Es el “modo de pensar y de obrar” del Espíritu Santo. El que le inspiraba a Jesús y a la primera Iglesia, que era capaz de decir, con mucha sencillez: “Nos ha parecido, al Espíritu Santo y nosotros… no imponerles más cargas” (Hc 15, 28).

En todo el libro de “Los hechos de los Apóstoles… con el Espíritu Santo” la Iglesia siente que “interpreta las cosas desde este nivel espiritual”.

Y esta interpretación es lo que llamamos “discernimiento”.

El discernimiento del momento, del que habla el Papa.

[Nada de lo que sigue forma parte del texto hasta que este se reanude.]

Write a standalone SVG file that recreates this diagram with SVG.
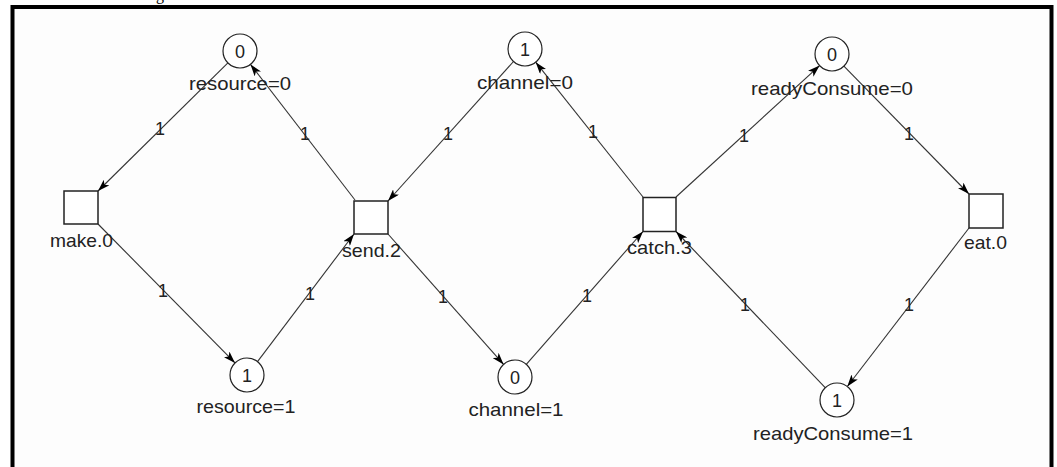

Ese momento en el que el Espíritu Santo nos impulsa a dar un paso (porque no se trata de definir en un papel, sino dar un paso, como el que dieron los Apóstoles cuando decidieron con el Espíritu Santo no imponer más cargas a los gentiles) y jugarnos por lo que el Espíritu nos inculca en el corazón para hacer un bien concreto.

Ese paso “anagógico”, superior, es un paso práctico.

No es para congelarlo luego y convertirlo en una definición abstracta.

Lo propio de lo anagógico es abrirse a nuevos pasos, es seguir interpretando la realidad no en sentido literal sino espiritual, abiertos a la dinámica del Espíritu, a sus sorpresas, siempre orientadas hacia el bien común, hacia el bien concreto de los más pobres.

Es lo que el Espíritu le hace discernir –anagógicamente- al Señor, cuando responde a las tentaciones “rastreras” con el sentido espiritual de la Escritura: no solo de pan vive el hombre, sino de toda palabra que sale de la boca de Dios: no tentarás al Señor tu Dios (actuando según las pasiones más bajas). Solo a Dios adorarás, sólo ante él te arrodillarás.

Cuando el Evangelio nos dice que el Espíritu “impulsó a Jesús al desierto”, no está diciendo que lo condujo allí y luego lo dejó. El Espíritu conduce e inspira al Señor en todo el diálogo contra el tentador. Le hace encontrar el sentido espiritual a cada cosa, la palabra justa que no nos deja “caer en la tentación” y que nos impulsa a dar un paso más en el camino de la salvación. Toda nuestra vida, con sus tentaciones, está contenida en esa “oración del Señor en el desierto” que ahora es “oración del Señor en el Cielo”.